With a handful of distinctive towns running along the coast in this region of southern Italy, visitors could easily spend a week or more exploring all there is to offer in Puglia. Here are the highlights of what to see in three days.
Day 1: Bari, Basilicas and Barivecchia
Start your exploration of undiscovered Puglia in Bari, a city that in Roman times served as the most important port on the Adriatic coast. Today it remains the region’s main city, with thriving modern suburbs surrounding a photogenic, ancient heart. For a taste of the grand Romanesque architecture of the centro storico, explore the tangle of alleyways in the Barivecchia. Check out the Cattedrale di San Sabino and be sure to admire the austere lines of the Basilica di San Nicola, the pilgrimage church containing the relics of St Nicholas, before heading for the archaeological museum at the 12th-century Castello Normanno-Svevo. Come evening, enjoy an aperitivo and supper in sophisticated Piazza Mercantile, within sight of the worn stone lion at the foot of the Colonna della Giustizia, where debtors met death in Roman times.
Day 2: Castles and Caves
Head north through the wild Puglian countryside to the UNESCO World Heritage-listed Castel del Monte near Andria to admire its peerless medieval architecture and remote setting. Travel southwest to rural Matera just over the border in Basilicata to explore more UNESCO wonders in the troglodyte cave dwellings known as sassi that line the ravine of the River Gravina. Forming two districts known as Sasso Barisano and Sasso Caveoso, they vary from simple one-room storehouses to sophisticated multi-story residences; make the most of the experience by dining in a sassi restaurant and staying overnight in a sassi hotel.

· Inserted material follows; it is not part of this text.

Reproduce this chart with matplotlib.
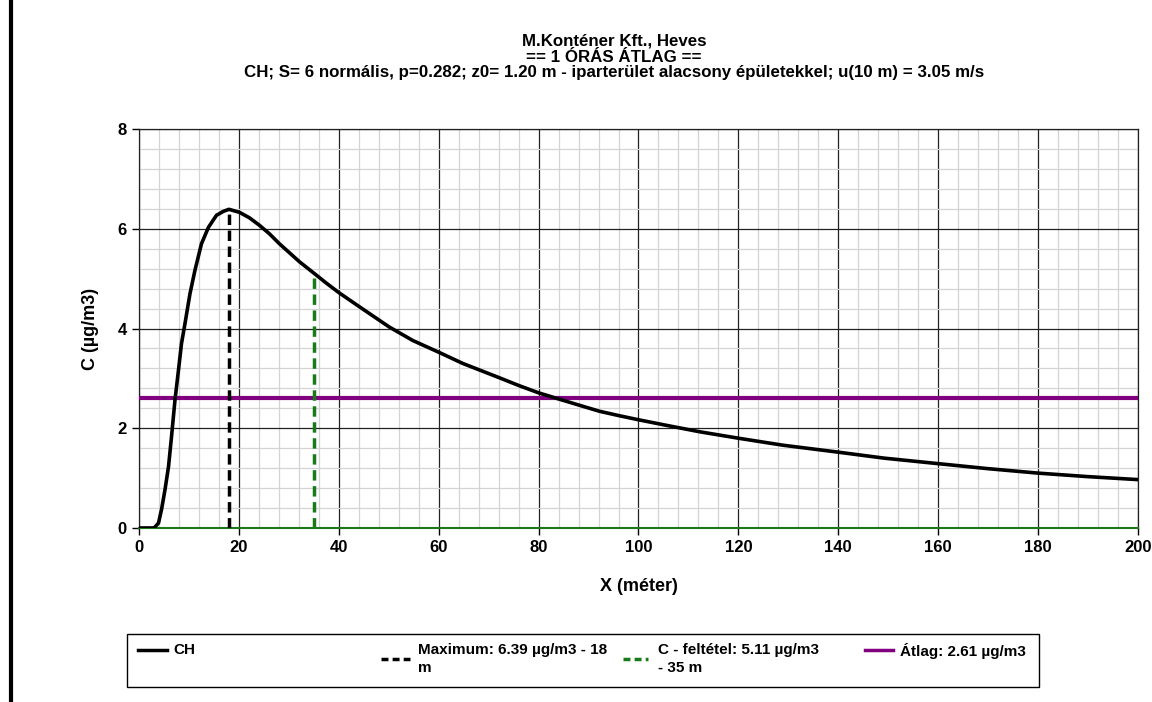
import matplotlib
matplotlib.use("Agg")
import matplotlib.pyplot as plt
from matplotlib.lines import Line2D
from matplotlib.patches import Rectangle
from matplotlib.ticker import MultipleLocator

plt.rcParams['font.family'] = ['Liberation Sans', 'DejaVu Sans']

# concentration curve
x_m = [0, 1, 2, 3, 3.2, 3.9, 4.5, 5.2, 5.9, 6.5, 7.2, 7.9, 8.5, 9.2, 10.2, 11.2, 12.5, 13.9, 15.5,
       16.9, 18, 20.1, 22.1, 24.1, 26.1, 28.1, 30.1, 32.1, 35, 37.5, 40, 44.8, 50.1, 54.8, 60.1,
       64.8, 72.2, 76.2, 80, 83.9, 88.2, 92.2, 96.2, 100, 105.5, 112.2, 120, 128.9, 140, 149.2,
       160, 169.9, 180, 189.9, 200]
conc = [0, 0, 0, 0, 0.02, 0.1, 0.37, 0.77, 1.23, 1.83, 2.57, 3.17, 3.7, 4.1, 4.7, 5.17, 5.7, 6.03, 6.27,
        6.35, 6.39, 6.33, 6.22, 6.07, 5.9, 5.70, 5.52, 5.34, 5.11, 4.91, 4.72, 4.39, 4.03, 3.76, 3.52,
        3.30, 3.01, 2.85, 2.71, 2.59, 2.46, 2.34, 2.25, 2.17, 2.06, 1.93, 1.80, 1.66, 1.52, 1.40,
        1.29, 1.19, 1.10, 1.03, 0.97]

max_x, max_c = 18, 6.39
cond_x, cond_c = 35, 5.11
avg_c = 2.61

title_lines = ["M.Konténer Kft., Heves", "== 1 ÓRÁS ÁTLAG ==",
               "CH; S= 6 normális, p=0.282; z0= 1.20 m - iparterület alacsony épületekkel; u(10 m) = 3.05 m/s"]
legend_labels = ["CH", "Maximum: 6.39 µg/m3 - 18\nm", "C - feltétel: 5.11 µg/m3\n- 35 m", "Átlag: 2.61 µg/m3"]

purple = '#800080'
dgreen = '#1a7a1a'

fig = plt.figure(figsize=(11.52, 7.02), dpi=100)
ax = fig.add_axes([0.1207, 0.2479, 0.8671, 0.5683])

ax.set_xlim(0, 200)
ax.set_ylim(0, 8)
ax.xaxis.set_major_locator(MultipleLocator(20))
ax.xaxis.set_minor_locator(MultipleLocator(4))
ax.yaxis.set_major_locator(MultipleLocator(2))
ax.yaxis.set_minor_locator(MultipleLocator(0.4))
ax.grid(which='minor', color='#d4d4d4', lw=0.9)
ax.grid(which='major', color='#222222', lw=0.9)
ax.set_axisbelow(True)
ax.tick_params(which='minor', length=0)
ax.tick_params(which='major', length=5, width=1, labelsize=12, pad=4)
for lab in ax.get_xticklabels() + ax.get_yticklabels():
    lab.set_fontweight('bold')
for s in ['left', 'right', 'top']:
    ax.spines[s].set_color('#222222')
    ax.spines[s].set_linewidth(0.9)
ax.spines['bottom'].set_color(dgreen)
ax.spines['bottom'].set_linewidth(1.5)

ax.axhline(avg_c, color=purple, lw=3, zorder=3)
ax.plot([max_x, max_x], [0, max_c], color='black', lw=2.5, dashes=(3, 1.6), zorder=4)
ax.plot([cond_x, cond_x], [0, cond_c], color=dgreen, lw=2.5, dashes=(3, 1.6), zorder=4)
ax.plot(x_m, conc, color='black', lw=2.6, zorder=5, solid_capstyle='round', solid_joinstyle='round')

ax.set_xlabel("X (méter)", fontsize=13, fontweight='bold', labelpad=16)
ax.set_ylabel("C (µg/m3)", fontsize=13, fontweight='bold', labelpad=13)

# three title lines, tightly spaced as in the original
for i, t in enumerate(title_lines):
    fig.text(614 / 1152, 1 - (41.5 + 15.5 * i) / 702, t, fontsize=12.2, fontweight='bold',
             ha='center', va='center')

# page edge bar on the left
fig.add_artist(Line2D([0.0095, 0.0095], [0, 1], color='black', lw=3))

# legend box drawn by hand to keep the original column spacing
fig.add_artist(Rectangle((127 / 1152, 1 - 687 / 702), 912 / 1152, 53 / 702,
                         fill=False, edgecolor='black', lw=1))
handles = [
    dict(color='black', lw=2.5, ls='-', x0=138, x1=167, tx=173, hy=650),
    dict(color='black', lw=2.5, ls=(0, (2, 1.2)), x0=381, x1=410, tx=418, hy=659),
    dict(color=dgreen, lw=2.5, ls=(0, (2, 1.2)), x0=623, x1=648, tx=658, hy=659),
    dict(color=purple, lw=2.5, ls='-', x0=865, x1=893, tx=900, hy=650),
]
for h, lab in zip(handles, legend_labels):
    hy = 1 - h['hy'] / 702
    fig.add_artist(Line2D([h['x0'] / 1152, h['x1'] / 1152], [hy, hy], color=h['color'], lw=h['lw'], ls=h['ls']))
    fig.text(h['tx'] / 1152, 1 - 643 / 702, lab, fontsize=11, fontweight='bold', va='top', ha='left',
             linespacing=1.35)

fig.savefig("out.png", dpi=100)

Day 3: Baroque Beauty and Beehive Houses
Turn to the coast once more to stop off for lunch in Alberobello and wander around its squat, beehive-shaped limestone trulli houses, some built around the 14th century and all topped with grey slate. Travel onward to the lovely Puglian town of Lecce, famous for the madcap excesses of its Baroque architecture as seen on the swirling façades of the glorious Basilica of Santa Croce, on its cathedral and the adjoining Bishop’s Palace in Piazza Duomo, as well as on the flamboyant Chiesa del Rosario. Lecce’s final surprise is the half-excavated Roman amphitheater that forms part of the town’s bar-and-restaurant-lined Piazza Sant’Oronzo. An overnight stay is the perfect opportunity to explore this Baroque beauty without the crowds.